Os dirigentes da WTA que me desculpem, mas não posso enxergar benefício algum no fato de as tenistas terem acesso a seus treinadores equipados com tablets e celulares, que não seja o benefício financeiro imediato da instituição que rege o tênis profissional feminino com a divulgação de tais gadgets tecnológicos. Explico. Ou melhor, pergunto.

Como fortalecer a mente de um tenista se ele ficará à espera do momento em que os treinadores lhe trarão as soluções?

Ouvir um treinador russo falando em russo com sua pupila, enriquece o espetáculo? Assistir a uma atleta que está ganhando chamar o treinador, ouvir dele uma série de supostas recriminações (em dinamarquês) e travar logo depois disso para perder o jogo no final, enriquece o espetáculo? Disponibilizar informações estatísticas em tempo real para a atleta será algo que a deixará mais tranquila, ou aumentará sua insegurança (“Consegui identificar os padrões de jogo da minha adversária, ou não?”)?

Cada jogo tem seus atrativos que lhe são peculiares em sua essência, e esses atrativos podem ser potencializados pelo uso da tecnologia, sim, mas não deturpados. O tênis é um jogo no qual não há contato físico direto, as pessoas possuem diferentes personalidades e estilos de jogo, e o ambiente acrescenta os desafios do tipo de piso, vento, sol, iluminação etc. Lidemos com isso.

Esporte coletivo?

Imaginem um jogo de basquetebol em que não houvesse a figura do treinador. Pede-se tempo, e o time conversa sobre decisões táticas a tomar. Como gerir tantos egos em tão pouco espaço de tempo? Será que numa situação dessas – ou no voleibol, futebol e futebol americano – valeria a pena mudar as regras para não existir a figura do treinador em quadra? Num esporte coletivo, a figura de uma pessoa enxergando o jogo de fora e orientando o grupo para um objetivo comum faz parte da essência do jogo. Fato também.

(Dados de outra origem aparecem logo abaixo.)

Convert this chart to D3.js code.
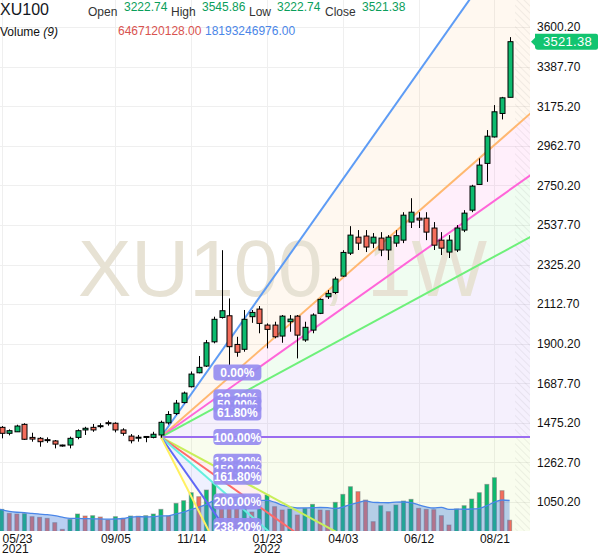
<!DOCTYPE html>
<html><head><meta charset="utf-8">
<script src="https://cdn.jsdelivr.net/npm/d3@7"></script>
<style>
body{margin:0;background:#fff;}
svg{display:block;font-family:"Liberation Sans",Arial,sans-serif;}
</style>
</head><body>
<svg id="c" width="600" height="558"></svg>
<script>
// ---------- DATA ----------
const weeks = [
"2021-05-23","2021-05-30","2021-06-06","2021-06-13","2021-06-20","2021-06-27","2021-07-04","2021-07-11","2021-07-18","2021-07-25",
"2021-08-01","2021-08-08","2021-08-15","2021-08-22","2021-08-29","2021-09-05","2021-09-12","2021-09-19","2021-09-26","2021-10-03",
"2021-10-10","2021-10-17","2021-10-24","2021-10-31","2021-11-07","2021-11-14","2021-11-21","2021-11-28","2021-12-05","2021-12-12",
"2021-12-19","2021-12-26","2022-01-02","2022-01-09","2022-01-16","2022-01-23","2022-01-30","2022-02-06","2022-02-13","2022-02-20",
"2022-02-27","2022-03-06","2022-03-13","2022-03-20","2022-03-27","2022-04-03","2022-04-10","2022-04-17","2022-04-24","2022-05-01",
"2022-05-08","2022-05-15","2022-05-22","2022-05-29","2022-06-05","2022-06-12","2022-06-19","2022-06-26","2022-07-03","2022-07-10",
"2022-07-17","2022-07-24","2022-07-31","2022-08-07","2022-08-14","2022-08-21","2022-08-28","2022-09-04"];
const open = [
1451,1419,1427,1467,1397,1392,1385,1378,1356,1356,
1397,1437,1451,1456,1476,1473,1437,1404,1395,1400,
1397,1410,1475,1525,1584,1669,1744,1780,1910,2041,
2050,1896,1870,2045,2086,2000,2000,1941,2018,2048,
1920,1973,2063,2152,2175,2263,2386,2472,2478,2440,
2467,2403,2440,2456,2553,2574,2574,2521,2456,2392,
2403,2510,2617,2755,2868,3010,3136,3222.74];
const high = [
1458,1440,1465,1473,1422,1399,1397,1383,1358,1401,
1440,1454,1469,1473,1487,1478,1446,1415,1410,1404,
1427,1487,1538,1598,1643,1751,1834,1920,2045,2402,
2143,1937,2081,2081,2102,2009,2018,2054,2054,2054,
2018,2063,2143,2188,2259,2402,2531,2510,2510,2494,
2499,2483,2510,2606,2681,2606,2606,2553,2499,2483,
2537,2617,2753,2895,3047,3181,3225,3545.86];
const low = [
1392,1408,1426,1383,1374,1347,1368,1338,1347,1338,
1387,1410,1427,1446,1460,1424,1406,1365,1374,1371,
1392,1395,1466,1517,1579,1665,1741,1775,1902,2035,
1785,1830,1857,2012,1956,1875,1929,1905,1964,1821,
1910,1956,2059,2140,2166,2259,2376,2403,2392,2413,
2370,2349,2420,2440,2521,2521,2456,2403,2376,2360,
2392,2499,2606,2755,2769,3007,3104,3222.74];
const close = [
1419,1433,1458,1387,1388,1374,1383,1361,1353,1392,
1433,1446,1437,1460,1473,1437,1419,1379,1398,1402,
1414,1478,1520,1581,1635,1737,1773,1905,2031,2077,
1884,1854,2031,2068,2009,1977,1937,2048,2032,1946,
1988,2054,2138,2170,2247,2390,2483,2440,2419,2472,
2403,2472,2480,2590,2606,2564,2499,2429,2413,2456,
2521,2601,2746,2859,3014,3145,3220,3521.38];
// weekly volume, billions
const volume = [
13.0,10.6,10.2,10.4,8.6,8.2,7.6,5.0,1.0,6.9,
10.2,9.0,9.2,8.4,6.6,8.6,7.6,9.0,8.9,9.2,
10.2,13.0,9.0,16.6,18.2,23.0,20.6,24.6,28.8,22.2,
15.6,13.2,15.0,11.4,13.2,21.6,14.6,12.6,13.2,9.6,
13.6,16.0,12.6,12.3,17.2,22.0,26.6,23.6,18.6,5.6,
15.2,11.6,15.6,18.0,19.0,13.6,13.0,12.8,9.2,3.6,
13.2,15.2,19.2,23.0,28.0,32.0,24.2,6.47];
const priceTicks = [1050.2,1262.7,1475.2,1687.7,1900.2,2112.7,2325.2,2537.7,2750.2,2962.7,3175.2,3387.7,3600.2];
const dateTicks = ["2021-05-23","2021-09-05","2021-11-14","2022-01-23","2022-04-03","2022-06-12","2022-08-21"];
const dateTickLabels = ["05/23","09/05","11/14","01/23","04/03","06/12","08/21"];
const yearTicks = ["2021-05-23","2022-01-23"];
const yearLabels = ["2021","2022"];
const fibLevels = [0,0.382,0.5,0.618,1,1.382,1.5,1.618,2,2.382];
const fibLabels = ["0.00%","38.20%","50.00%","61.80%","100.00%","138.20%","150.00%","161.80%","200.00%","238.20%"];
const fibColors = ["#5e9cf5","#ffb870","#ff66d9","#6ef07a","#9a6cf0","#c8ef5a","#ff6a6a","#66efe0","#6068f5","#fff060"];
const fanStartWeek = "2021-10-17", fanStartPrice = 1399;
const fanEndWeek = "2021-11-28", fanEndPrice = 1745;
const symbol = "XU100";
const watermark = "XU100, 1W";
const legendNames = ["Open","High","Low","Close"];
const legendValues = ["3222.74","3545.86","3222.74","3521.38"];
const volumeTitle = "Volume";
const volumeParam = "(9)";
const volumeValues = ["6467120128.00","18193246976.00"];
const lastPrice = 3521.38;
const maPeriod = 9;

// ---------- LAYOUT ----------
const W = 600, H = 558, PW = 530, PH = 531, FUT = 515;
const svg = d3.select("#c");
const x = d3.scalePoint().domain(weeks).range([1.7, 509.6]);
const y = d3.scaleLinear().domain([1050.2, 3600.2]).range([502, 27]);
const yv = d3.scaleLinear().domain([0, 30]).range([PH, PH - 30 * 1.665]);
const UP = "#0dba6e", DN = "#f46d5c";

const defs = svg.append("defs");
defs.append("clipPath").attr("id","plot").append("rect").attr("x",0).attr("y",0).attr("width",PW).attr("height",PH);
const pat = defs.append("pattern").attr("id","hatch").attr("patternUnits","userSpaceOnUse")
  .attr("width",5).attr("height",5).attr("patternTransform","rotate(-45)");
pat.append("line").attr("x1",0).attr("y1",0).attr("x2",0).attr("y2",5).attr("stroke","rgba(0,0,0,0.07)").attr("stroke-width",1.5);

const g = svg.append("g").attr("clip-path","url(#plot)");

// gridlines
g.append("g").selectAll("line").data(priceTicks).join("line")
  .attr("x1",0).attr("x2",PW).attr("y1",d=>Math.round(y(d))+0.5).attr("y2",d=>Math.round(y(d))+0.5)
  .attr("stroke","#efefef");
g.append("g").selectAll("line").data(dateTicks).join("line")
  .attr("y1",0).attr("y2",PH).attr("x1",d=>Math.round(x(d))+0.5).attr("x2",d=>Math.round(x(d))+0.5)
  .attr("stroke","#efefef");

// fan geometry
const Ax = x(fanStartWeek), Ay = y(fanStartPrice), Bx = x(fanEndWeek);
const lvlY = fibLevels.map(r => y(fanEndPrice + r * (fanStartPrice - fanEndPrice)));
const farX = PW + 5;
const farY = lvlY.map(yy => Ay + (yy - Ay) * (farX - Ax) / (Bx - Ax));

// fan fills
const fills = g.append("g");
for (let k = 0; k < fibLevels.length - 1; k++) {
  fills.append("path")
    .attr("d", d3.line()([[Ax,Ay],[farX,farY[k]],[farX,farY[k+1]]]) + "Z")
    .attr("fill", fibColors[k+1]).attr("fill-opacity", 0.1);
}

// hatched future area
g.append("rect").attr("x",FUT).attr("y",0).attr("width",PW-FUT).attr("height",PH).attr("fill","url(#hatch)");

// watermark
g.append("text").text(watermark).attr("x",78).attr("y",296)
  .attr("font-size",80).attr("fill","#e7e2d4").attr("font-family","Liberation Sans, Arial, sans-serif");

// volume bars
const vb = g.append("g");
vb.selectAll("rect").data(weeks).join("rect")
  .attr("x", d => x(d) - 2).attr("width", 4)
  .attr("y", (d,i) => yv(volume[i])).attr("height", (d,i) => PH - yv(volume[i]) + 1)
  .attr("fill", (d,i) => (i === 0 || volume[i] >= volume[i-1]) ? UP : DN)
  .attr("stroke","rgba(120,120,120,0.55)").attr("stroke-width",1);

// volume MA
const ma = volume.map((v,i) => { const s = volume.slice(Math.max(0,i-maPeriod+1), i+1); return d3.mean(s); });
const maPts = weeks.map((d,i) => [x(d), yv(ma[i])]);
maPts[0] = [0, maPts[0][1]];
g.append("path").attr("d", d3.area().x(p=>p[0]).y0(PH).y1(p=>p[1]).curve(d3.curveMonotoneX)(maPts))
  .attr("fill","rgba(70,130,220,0.38)");
g.append("path").attr("d", d3.line().x(p=>p[0]).y(p=>p[1]).curve(d3.curveMonotoneX)(maPts))
  .attr("fill","none").attr("stroke","#4a86e8").attr("stroke-width",1.3);

// fan lines
const fl = g.append("g");
fibLevels.forEach((r,k) => {
  fl.append("line").attr("x1",Ax).attr("y1",Ay).attr("x2",farX).attr("y2",farY[k])
    .attr("stroke",fibColors[k]).attr("stroke-width",2);
});

// candles
const cg = g.append("g");
cg.selectAll("line").data(weeks).join("line")
  .attr("x1", d => Math.round(x(d)) + 0.5).attr("x2", d => Math.round(x(d)) + 0.5)
  .attr("y1", (d,i) => y(high[i])).attr("y2", (d,i) => y(low[i]))
  .attr("stroke","#000").attr("stroke-width",1);
cg.selectAll("rect").data(weeks).join("rect")
  .attr("x", d => Math.round(x(d)) - 2).attr("width", 5)
  .attr("y", (d,i) => y(Math.max(open[i],close[i])))
  .attr("height", (d,i) => Math.max(1, Math.abs(y(open[i]) - y(close[i]))))
  .attr("fill", (d,i) => close[i] >= open[i] ? UP : DN)
  .attr("stroke","#000").attr("stroke-width",1);

// fan labels
const lg = svg.append("g").attr("clip-path","url(#plot)");
fibLevels.forEach((r,k) => {
  const lx = Bx + 7, ly = lvlY[k];
  lg.append("rect").attr("x",lx).attr("y",ly-8).attr("width",48).attr("height",16).attr("rx",4)
    .attr("fill","#968cf0").attr("fill-opacity",0.92);
  lg.append("text").attr("x",lx+24).attr("y",ly+4.5).attr("text-anchor","middle")
    .attr("font-size",12).attr("font-weight","bold").attr("fill","#fff").text(fibLabels[k]);
});

// price axis
const ya = svg.append("g").attr("transform",`translate(${PW+7},0)`)
  .call(d3.axisRight(y).tickValues(priceTicks).tickFormat(d3.format(".2f")).tickSize(0).tickPadding(0));
ya.select(".domain").remove();
ya.selectAll("text").attr("font-size",12).attr("fill","#111").attr("font-family","Liberation Sans, Arial, sans-serif");

// last price badge
const by = y(lastPrice);
svg.append("path").attr("d",`M${PW+1},${by} L${PW+5},${by-4} L${PW+5},${by-8} Q${PW+5},${by-8} ${PW+8},${by-8} L${W-4},${by-8} Q${W-2},${by-8} ${W-2},${by-6} L${W-2},${by+6} Q${W-2},${by+8} ${W-4},${by+8} L${PW+8},${by+8} Q${PW+5},${by+8} ${PW+5},${by+5} L${PW+5},${by+4} Z`)
  .attr("fill","#12c470");
svg.append("text").attr("x",(PW+5+W-2)/2+1).attr("y",by+4.5).attr("text-anchor","middle")
  .attr("font-size",13).attr("fill","#fff").attr("letter-spacing","0.3").text(d3.format(".2f")(lastPrice));

// date axis
const xa = svg.append("g").attr("transform",`translate(0,${PH})`)
  .call(d3.axisBottom(x).tickValues(dateTicks).tickFormat((d,i)=>dateTickLabels[i]).tickSize(0).tickPadding(0));
xa.select(".domain").remove();
xa.selectAll("text").attr("font-size",12).attr("fill","#111").attr("dy",null).attr("y",12)
  .attr("font-family","Liberation Sans, Arial, sans-serif")
  .attr("text-anchor",(d,i)=> i===0 ? "start" : "middle")
  .attr("x",(d,i)=> i===0 ? 2 - x(d) : 0);
svg.append("g").selectAll("text").data(yearTicks).join("text")
  .attr("x",(d,i)=> i===0 ? 2 : x(d)).attr("y",553).attr("text-anchor",(d,i)=> i===0 ? "start":"middle")
  .attr("font-size",12).attr("fill","#111").text((d,i)=>yearLabels[i]);

// legend
const lgd = svg.append("g");
lgd.append("text").attr("x",0).attr("y",15).attr("font-size",16).attr("fill","#131722").text(symbol);
const nameX = [88,171,249,325], valX = [124,202,277,362];
legendNames.forEach((n,i)=>{
  lgd.append("text").attr("x",nameX[i]).attr("y",16).attr("font-size",12).attr("fill","#333").text(n);
  lgd.append("text").attr("x",valX[i]).attr("y",11).attr("font-size",12).attr("fill","#0a9e5b").text(legendValues[i]);
});
const vt = lgd.append("text").attr("x",0).attr("y",36).attr("font-size",12).attr("fill","#111");
vt.append("tspan").text(volumeTitle + " ");
vt.append("tspan").attr("font-style","italic").text(volumeParam);
lgd.append("text").attr("x",118).attr("y",35).attr("font-size",12).attr("fill","#d9534f").text(volumeValues[0]);
lgd.append("text").attr("x",205).attr("y",35).attr("font-size",12).attr("fill","#4a86e8").text(volumeValues[1]);
</script>
</body></html>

No lado da tradição, podemos concordar sobre a não interferência dos treinadores durante as partidas de tênis. No lado da tecnologia, podemos torcer para que sejam inventados sensores que captem em tempo real os batimentos cardíacos dos jogadores durante o match-point, que mapeiem as áreas do cérebro que estão sendo mais ativadas durante as viradas de lado de final de Grand Slam, e que nos deem acesso às visualizações e ao diálogo interno de um tenista entre um ponto e outro.

Informações que deixam mais ricas as nossas percepções do jogo de tênis são extremamente bem-vindas. Defendemos apenas que um jogo tão inteligentemente criado mantenha sua essência de modo a podermos curtir cada elemento do desafio.

As disputas em duplas, por equipes (estas, sim, permitindo a interferência do treinador em quadra) e a própria prática incluem os elementos de interação e de cooperação, tão importantes para o desenvolvimento de um ser humano pleno. Quer mais ou está bom para você?

Em tempo: na argumentação pela não assistência dos treinadores aos atletas em quadra, Federer ainda lembrou aos jornalistas que muitos atletas profissionais não possuem dinheiro para levar seus treinadores nas viagens. Isso no âmbito profissional. O que diremos dos atletas juvenis em fase de transição para o profissionalismo? Preocupação com a justiça digna de um suíço. E você, o que acha disso?